Zepros Comment l’activité distribution concrétise-t-elle la raison d’être affirmée par le groupe Saint-Gobain « Making the world a better home » ?
D.B : Le groupe Saint-Gobain vise la neutralité carbone à horizon 2050. Cela signifie que toutes les activités sont concernées. Au sein de SGDB France, notre feuille de route s’articule sur quatre axes : l’efficacité énergétique, la circularité, la logistique et les collaborateurs. Nous nous sommes déjà saisis du dossier RSE sur les volets ressources humaines et responsabilité sociétale et nous voulons maintenant accélérer sur nos engagements environnementaux. Cela nous conduit à lancer une analyse très large sur l’ensemble de la chaine de valeur, à la fois de notre propre activité et de celles de nos partenaires. En effet, le calcul de notre empreinte carbone montre que l’essentiel provient des produits que nous vendons et de notre logistique amont et aval. Sur la logistique, nos efforts reposent sur l’optimisation des tournées de livraisons, les formations de nos chauffeurs à l’éco-conduite, la flotte de camions roulant au GNV, l’électrification de notre parc de chariots, ou encore le recours au transport fluvial. Nous poursuivons ces investissements. Ce que nous entreprenons à présent, c’est l’analyse des produits que nous vendons, et la façon dont ils sont produits. Trop Très peu de données sont disponibles sur le l’impact carbone, les déchets, l’eau, les analyses de cycle de vie. Nous avons présenté notre ambition à nos fournisseurs en mars dernier.
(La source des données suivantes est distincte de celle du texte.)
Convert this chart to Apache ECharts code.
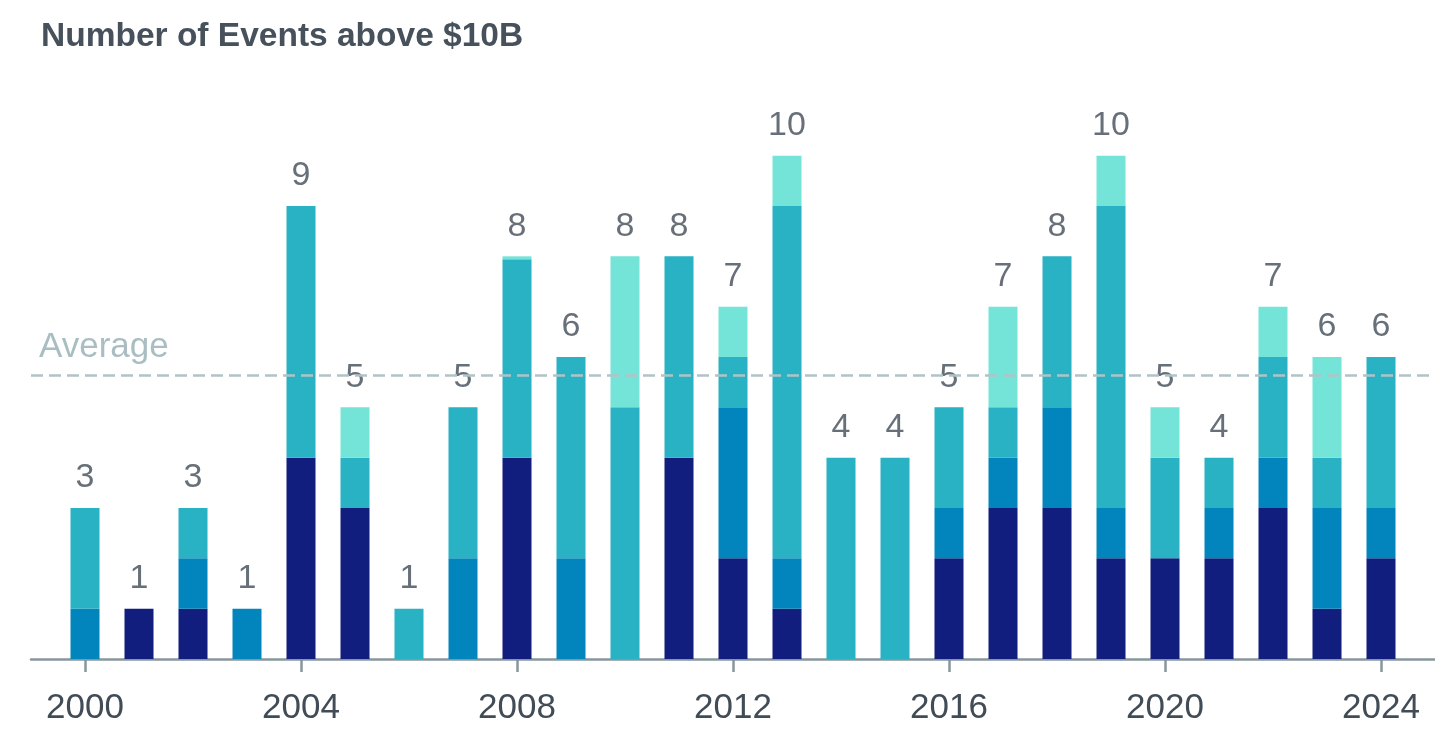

D’ici En 2022, nos 150 fournisseurs stratégiques seront évalués sur leur politique RSE par l’organisme Ecovadis. Nous élargirons cette étude aux autres fournisseurs jusqu’à 2025. A partir de ces analyses, le projet est surtout de leur proposer des axes d’amélioration et de nous permettre d’intégrer des données sur l’impact carbone dans notre base produits.
P.R. J’ajouterai que dans cette démarche, qui nous animera dans les années à venir, le travail collaboratif avec nos fournisseurs est plus que nécessaire, il est vital, pour bâtir ensemble ce monde meilleur. (Propos recueillis par Marie-Laure Barriera).